**WRITTEN INSTRUCTION**
Exactly the lines from the one with "Generate a Python script that draws this with matplotlib." through the one with "34.7, 40.6, 87, 25.4, 151, 9.7, 4.15, 0.855]", inclusive, are to be repeated, and the pictures are not.

─── MATERIAL FOR THIS TASK

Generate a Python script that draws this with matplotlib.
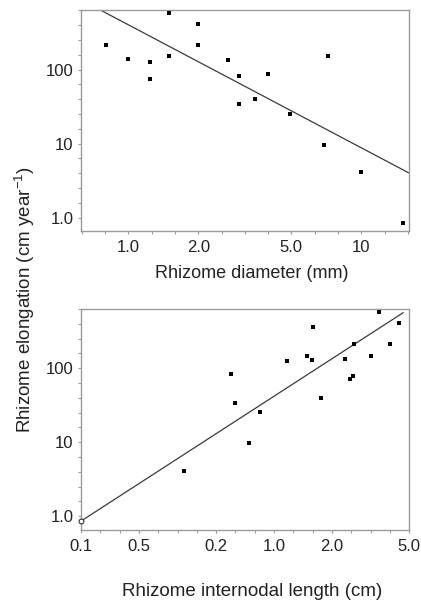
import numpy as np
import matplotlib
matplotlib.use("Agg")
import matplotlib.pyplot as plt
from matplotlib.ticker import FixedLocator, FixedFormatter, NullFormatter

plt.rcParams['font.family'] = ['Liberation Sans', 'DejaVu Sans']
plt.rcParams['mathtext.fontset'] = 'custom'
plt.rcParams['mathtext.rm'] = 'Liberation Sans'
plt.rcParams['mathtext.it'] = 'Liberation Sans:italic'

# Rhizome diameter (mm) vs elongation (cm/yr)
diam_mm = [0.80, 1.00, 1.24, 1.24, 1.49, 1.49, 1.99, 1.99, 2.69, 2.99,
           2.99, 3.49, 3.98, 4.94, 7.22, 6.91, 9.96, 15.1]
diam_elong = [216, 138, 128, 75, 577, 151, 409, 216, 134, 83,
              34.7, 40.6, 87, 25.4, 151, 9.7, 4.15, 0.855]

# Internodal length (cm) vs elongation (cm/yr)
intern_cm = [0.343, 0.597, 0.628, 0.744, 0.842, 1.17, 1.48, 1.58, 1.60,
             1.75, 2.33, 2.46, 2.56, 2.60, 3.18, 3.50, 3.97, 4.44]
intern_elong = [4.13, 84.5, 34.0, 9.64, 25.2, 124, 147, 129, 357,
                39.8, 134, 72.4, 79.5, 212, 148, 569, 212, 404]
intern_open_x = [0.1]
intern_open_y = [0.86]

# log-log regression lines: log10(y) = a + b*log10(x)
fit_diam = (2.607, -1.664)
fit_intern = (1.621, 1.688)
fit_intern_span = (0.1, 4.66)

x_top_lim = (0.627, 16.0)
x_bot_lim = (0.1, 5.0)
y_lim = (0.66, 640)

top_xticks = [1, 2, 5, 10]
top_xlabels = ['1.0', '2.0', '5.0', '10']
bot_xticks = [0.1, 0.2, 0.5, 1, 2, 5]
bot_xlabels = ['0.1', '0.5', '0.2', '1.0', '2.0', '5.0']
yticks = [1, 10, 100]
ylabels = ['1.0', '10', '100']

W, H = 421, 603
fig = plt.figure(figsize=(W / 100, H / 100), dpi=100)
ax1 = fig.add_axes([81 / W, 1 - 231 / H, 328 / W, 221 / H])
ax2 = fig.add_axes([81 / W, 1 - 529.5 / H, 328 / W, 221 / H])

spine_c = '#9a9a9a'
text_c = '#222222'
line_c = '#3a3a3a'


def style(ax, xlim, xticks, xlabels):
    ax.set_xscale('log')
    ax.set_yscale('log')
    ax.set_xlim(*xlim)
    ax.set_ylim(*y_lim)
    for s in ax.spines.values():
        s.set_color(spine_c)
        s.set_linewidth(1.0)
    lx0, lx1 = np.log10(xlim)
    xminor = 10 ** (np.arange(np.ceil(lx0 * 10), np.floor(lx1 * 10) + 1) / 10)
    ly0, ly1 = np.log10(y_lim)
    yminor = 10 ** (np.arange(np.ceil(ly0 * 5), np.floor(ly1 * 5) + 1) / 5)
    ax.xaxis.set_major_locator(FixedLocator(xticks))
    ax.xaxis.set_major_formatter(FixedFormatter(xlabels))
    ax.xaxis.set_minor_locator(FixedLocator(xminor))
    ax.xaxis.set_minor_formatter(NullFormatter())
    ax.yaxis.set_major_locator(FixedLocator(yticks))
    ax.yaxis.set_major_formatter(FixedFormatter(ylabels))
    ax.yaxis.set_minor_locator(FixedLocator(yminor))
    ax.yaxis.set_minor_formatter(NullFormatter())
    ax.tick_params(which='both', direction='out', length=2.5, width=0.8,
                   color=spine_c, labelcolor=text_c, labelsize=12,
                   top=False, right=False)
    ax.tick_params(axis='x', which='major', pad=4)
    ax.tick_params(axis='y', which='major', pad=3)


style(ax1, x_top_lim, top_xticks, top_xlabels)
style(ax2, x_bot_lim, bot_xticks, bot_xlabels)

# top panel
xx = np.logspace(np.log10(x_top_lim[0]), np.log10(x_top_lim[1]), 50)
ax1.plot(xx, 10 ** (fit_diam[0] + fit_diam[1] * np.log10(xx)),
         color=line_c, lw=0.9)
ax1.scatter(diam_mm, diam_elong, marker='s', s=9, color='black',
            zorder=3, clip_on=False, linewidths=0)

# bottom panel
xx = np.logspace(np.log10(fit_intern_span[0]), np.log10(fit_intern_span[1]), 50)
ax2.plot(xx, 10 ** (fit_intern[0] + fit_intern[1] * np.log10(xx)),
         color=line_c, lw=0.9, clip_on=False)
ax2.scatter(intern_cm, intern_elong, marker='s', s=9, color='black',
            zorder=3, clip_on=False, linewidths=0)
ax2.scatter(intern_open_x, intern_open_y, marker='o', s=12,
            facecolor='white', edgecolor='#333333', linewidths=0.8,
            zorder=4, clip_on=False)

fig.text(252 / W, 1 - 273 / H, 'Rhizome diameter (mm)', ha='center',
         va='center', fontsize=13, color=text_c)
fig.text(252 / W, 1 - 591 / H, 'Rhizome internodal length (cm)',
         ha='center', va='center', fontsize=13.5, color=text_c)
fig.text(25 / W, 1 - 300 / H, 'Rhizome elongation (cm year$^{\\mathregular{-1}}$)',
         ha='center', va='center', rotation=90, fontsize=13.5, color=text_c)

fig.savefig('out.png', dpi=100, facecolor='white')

──────
─── MATERIAL FOR THIS TASK

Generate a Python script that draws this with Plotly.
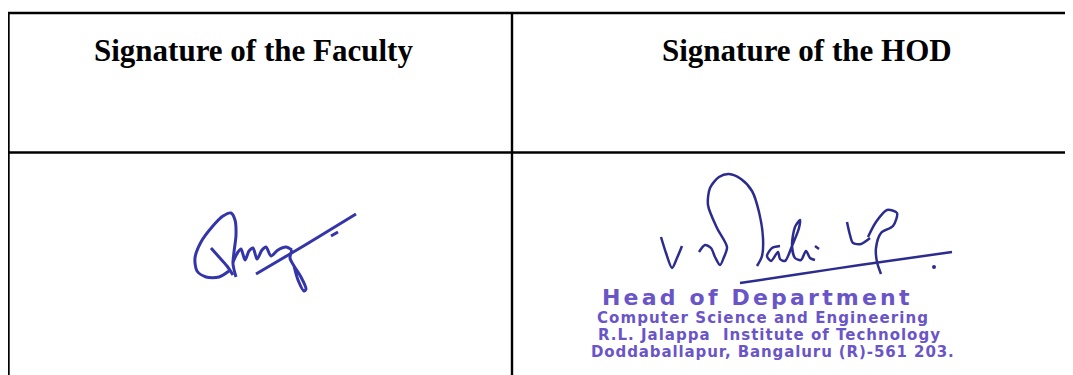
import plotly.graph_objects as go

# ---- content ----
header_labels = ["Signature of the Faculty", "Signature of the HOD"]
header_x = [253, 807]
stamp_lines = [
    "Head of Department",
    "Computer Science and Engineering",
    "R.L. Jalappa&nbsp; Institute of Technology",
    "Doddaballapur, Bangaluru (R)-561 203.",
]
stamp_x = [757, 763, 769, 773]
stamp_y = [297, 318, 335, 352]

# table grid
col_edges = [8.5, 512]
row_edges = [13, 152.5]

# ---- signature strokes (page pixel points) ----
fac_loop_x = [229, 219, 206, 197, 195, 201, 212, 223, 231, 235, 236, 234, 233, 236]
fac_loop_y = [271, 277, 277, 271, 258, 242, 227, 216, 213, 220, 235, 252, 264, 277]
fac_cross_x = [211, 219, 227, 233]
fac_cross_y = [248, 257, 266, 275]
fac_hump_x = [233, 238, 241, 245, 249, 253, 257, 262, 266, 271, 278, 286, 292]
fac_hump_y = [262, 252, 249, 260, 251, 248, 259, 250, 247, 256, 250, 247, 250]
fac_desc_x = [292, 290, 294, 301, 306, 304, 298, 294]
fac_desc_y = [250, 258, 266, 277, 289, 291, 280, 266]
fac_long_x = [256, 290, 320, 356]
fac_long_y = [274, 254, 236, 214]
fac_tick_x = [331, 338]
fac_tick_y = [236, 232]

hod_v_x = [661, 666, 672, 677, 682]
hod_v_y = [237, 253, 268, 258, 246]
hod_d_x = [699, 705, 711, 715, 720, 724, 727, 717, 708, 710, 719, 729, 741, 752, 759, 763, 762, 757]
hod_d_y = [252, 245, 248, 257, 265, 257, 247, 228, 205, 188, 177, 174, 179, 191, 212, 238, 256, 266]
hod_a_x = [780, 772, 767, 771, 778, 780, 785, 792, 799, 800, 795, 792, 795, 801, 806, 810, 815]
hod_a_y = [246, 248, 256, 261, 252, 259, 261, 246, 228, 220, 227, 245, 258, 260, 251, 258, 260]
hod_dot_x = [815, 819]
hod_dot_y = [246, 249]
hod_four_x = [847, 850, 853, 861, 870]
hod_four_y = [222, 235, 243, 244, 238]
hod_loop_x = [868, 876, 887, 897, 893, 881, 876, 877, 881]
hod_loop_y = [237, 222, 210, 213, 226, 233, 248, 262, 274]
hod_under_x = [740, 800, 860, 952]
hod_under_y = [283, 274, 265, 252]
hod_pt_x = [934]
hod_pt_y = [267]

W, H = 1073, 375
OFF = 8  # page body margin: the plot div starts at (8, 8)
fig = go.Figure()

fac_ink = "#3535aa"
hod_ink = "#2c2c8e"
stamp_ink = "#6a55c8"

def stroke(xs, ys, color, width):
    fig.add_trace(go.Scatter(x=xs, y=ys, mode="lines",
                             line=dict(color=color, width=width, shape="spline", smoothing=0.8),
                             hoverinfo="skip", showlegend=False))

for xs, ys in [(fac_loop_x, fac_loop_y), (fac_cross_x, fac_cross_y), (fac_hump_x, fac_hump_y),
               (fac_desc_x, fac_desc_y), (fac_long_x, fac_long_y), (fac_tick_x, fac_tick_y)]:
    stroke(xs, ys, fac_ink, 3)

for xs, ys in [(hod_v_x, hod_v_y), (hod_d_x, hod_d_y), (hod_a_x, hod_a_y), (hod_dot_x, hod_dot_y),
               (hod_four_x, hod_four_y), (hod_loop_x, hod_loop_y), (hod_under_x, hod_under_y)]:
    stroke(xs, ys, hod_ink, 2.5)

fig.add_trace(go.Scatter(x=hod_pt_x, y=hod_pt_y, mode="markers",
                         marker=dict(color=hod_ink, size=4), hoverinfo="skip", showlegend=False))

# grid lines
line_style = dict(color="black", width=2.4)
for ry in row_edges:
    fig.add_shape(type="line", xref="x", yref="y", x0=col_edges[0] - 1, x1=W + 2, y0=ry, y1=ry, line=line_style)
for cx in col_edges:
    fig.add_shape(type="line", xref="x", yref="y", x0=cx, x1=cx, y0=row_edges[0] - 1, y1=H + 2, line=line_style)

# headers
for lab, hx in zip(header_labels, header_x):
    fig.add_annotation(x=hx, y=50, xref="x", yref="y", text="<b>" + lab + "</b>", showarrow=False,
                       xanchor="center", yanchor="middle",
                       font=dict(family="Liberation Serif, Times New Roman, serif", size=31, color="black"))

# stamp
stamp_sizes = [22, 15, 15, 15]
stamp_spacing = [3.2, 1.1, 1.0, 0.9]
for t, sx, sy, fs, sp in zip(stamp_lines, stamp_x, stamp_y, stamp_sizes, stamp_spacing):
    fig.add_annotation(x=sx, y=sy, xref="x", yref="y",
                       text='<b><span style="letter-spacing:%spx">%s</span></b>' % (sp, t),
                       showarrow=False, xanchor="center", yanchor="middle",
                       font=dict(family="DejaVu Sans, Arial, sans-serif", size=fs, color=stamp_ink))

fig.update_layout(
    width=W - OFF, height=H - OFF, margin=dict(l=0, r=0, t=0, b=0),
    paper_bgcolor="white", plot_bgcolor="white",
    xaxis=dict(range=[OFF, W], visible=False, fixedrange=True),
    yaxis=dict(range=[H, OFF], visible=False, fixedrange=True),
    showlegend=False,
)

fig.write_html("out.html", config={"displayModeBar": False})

──────

**ANSWER TO THE TASK**
Generate a Python script that draws this with matplotlib.
import numpy as np
import matplotlib
matplotlib.use("Agg")
import matplotlib.pyplot as plt
from matplotlib.ticker import FixedLocator, FixedFormatter, NullFormatter

plt.rcParams['font.family'] = ['Liberation Sans', 'DejaVu Sans']
plt.rcParams['mathtext.fontset'] = 'custom'
plt.rcParams['mathtext.rm'] = 'Liberation Sans'
plt.rcParams['mathtext.it'] = 'Liberation Sans:italic'

# Rhizome diameter (mm) vs elongation (cm/yr)
diam_mm = [0.80, 1.00, 1.24, 1.24, 1.49, 1.49, 1.99, 1.99, 2.69, 2.99,
           2.99, 3.49, 3.98, 4.94, 7.22, 6.91, 9.96, 15.1]
diam_elong = [216, 138, 128, 75, 577, 151, 409, 216, 134, 83,
              34.7, 40.6, 87, 25.4, 151, 9.7, 4.15, 0.855]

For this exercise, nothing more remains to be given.